Ultimately I would stay away from keys that don’t easily convert to http paths.
Object Key Naming Guidelines

Thank you for suggestion, but reality is slightly different than on the paper.
First, double slash in URL is a valid sequence (however not recommend) and should be supported.

Example:

use@u38ac28ac89bd5d:~/workplace/Elixir/src/Elixir/poc$ aws s3 cp s3://audit-function-test//dima-elixir/file-to-test ~/temp/test
download: s3://audit-function-test//dima-elixir/file-to-test to ../../../../../temp/test
use@u38ac28ac89bd5d:~/workplace/Elixir/src/Elixir/poc$ echo $?
0

So you can see that AWS CLI (based on Python) can cope with double slashes (same Java’s AWS SDK API).

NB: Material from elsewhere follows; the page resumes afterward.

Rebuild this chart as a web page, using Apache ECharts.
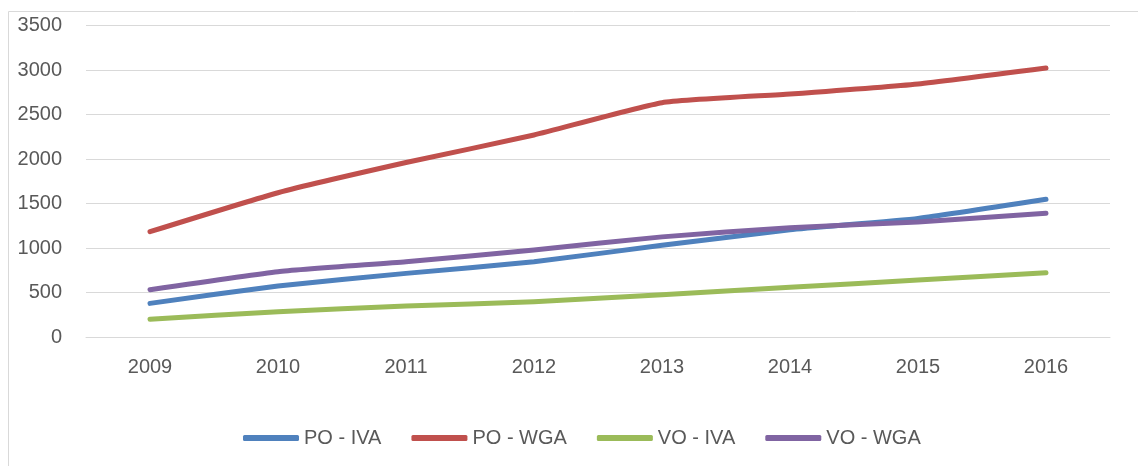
<!DOCTYPE html>
<html>
<head>
<meta charset="utf-8">
<script src="https://cdn.jsdelivr.net/npm/echarts@6/dist/echarts.min.js"></script>
<style>
  html, body { margin: 0; padding: 0; background: #fff; }
  #chart { width: 1138px; height: 466px; }
</style>
</head>
<body>
<div id="chart"></div>
<script>
// data
const years = ['2009', '2010', '2011', '2012', '2013', '2014', '2015', '2016']
const poIva = [378, 573, 715, 846, 1030, 1205, 1333, 1547]
const poWga = [1183, 1621, 1960, 2270, 2633, 2730, 2843, 3022]
const voIva = [199, 284, 348, 397, 475, 558, 640, 723]
const voWga = [532, 734, 846, 978, 1125, 1228, 1292, 1390]
const yTicks = { min: 0, max: 3500, interval: 500 }

const font = "'Liberation Sans', sans-serif"

function line (name, data, color) {
  return {
    name: name,
    type: 'line',
    data: data,
    smooth: 0.15,
    symbol: 'none',
    color: color,
    lineStyle: { width: 5, color: color, cap: 'round', join: 'round' }
  }
}

const myChart = echarts.init(document.getElementById('chart'))
myChart.setOption({
  animation: false,
  graphic: [{
    type: 'rect',
    shape: { x: 8.5, y: 11.5, width: 1200, height: 500 },
    style: { fill: 'none', stroke: '#d9d9d9', lineWidth: 1 },
    silent: true
  }],
  grid: { left: 86, right: 28, top: 25.5, bottom: 129 },
  xAxis: {
    type: 'category',
    data: years,
    boundaryGap: true,
    axisLine: { show: true, lineStyle: { color: '#d9d9d9', width: 1 } },
    axisTick: { show: false },
    axisLabel: { color: '#595959', fontSize: 20, fontFamily: font, margin: 20 }
  },
  yAxis: {
    type: 'value',
    min: yTicks.min,
    max: yTicks.max,
    interval: yTicks.interval,
    axisLine: { show: false },
    axisTick: { show: false },
    splitLine: { lineStyle: { color: '#d9d9d9', width: 1 } },
    axisLabel: {
      color: '#595959', fontSize: 20, fontFamily: font, margin: 24,
      formatter: v => String(v)
    }
  },
  legend: {
    top: 423,
    left: 238,
    icon: 'roundRect',
    itemWidth: 56,
    itemHeight: 6,
    itemGap: 30,
    textStyle: { color: '#595959', fontSize: 20, fontFamily: font },
    data: ['PO - IVA', 'PO - WGA', 'VO - IVA', 'VO - WGA']
  },
  series: [
    line('PO - IVA', poIva, '#4f81bd'),
    line('PO - WGA', poWga, '#c0504d'),
    line('VO - IVA', voIva, '#9bbb59'),
    line('VO - WGA', voWga, '#8064a2')
  ]
})
window.addEventListener('resize', () => {
  myChart.resize()
})
</script>
</body>
</html>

Second, I would gladly avoid double slash in my bucket’s naming schema but unfortunately we have production buckets with such naming schema and what I am doing now is prototyping existing Java system(s) in Elixir to get idea whether we can adopt Elixir. I can not avoid such bucket because they have real prod data with real volume I need, and in case of POC success I will need use them anyway.

So now question is whether this bug can be fixed in ex_aws/ex_aws_s3 library and when?

Thank you.

The Go AWS SDK needs a configuration of DisableRestProtocolURICleaning to permit object keys with a leading forward slash.

So to become unblocked I’d see if removing the path normalization works so that your POC can progress. In what manner (removal or configuration) if any this issue will be addressed should be discussed in the issue on github. I’m sure that a PR would be welcome.

Thank you for your advice. I believe I’ll proceed with fix to use configuration for normalization and PR.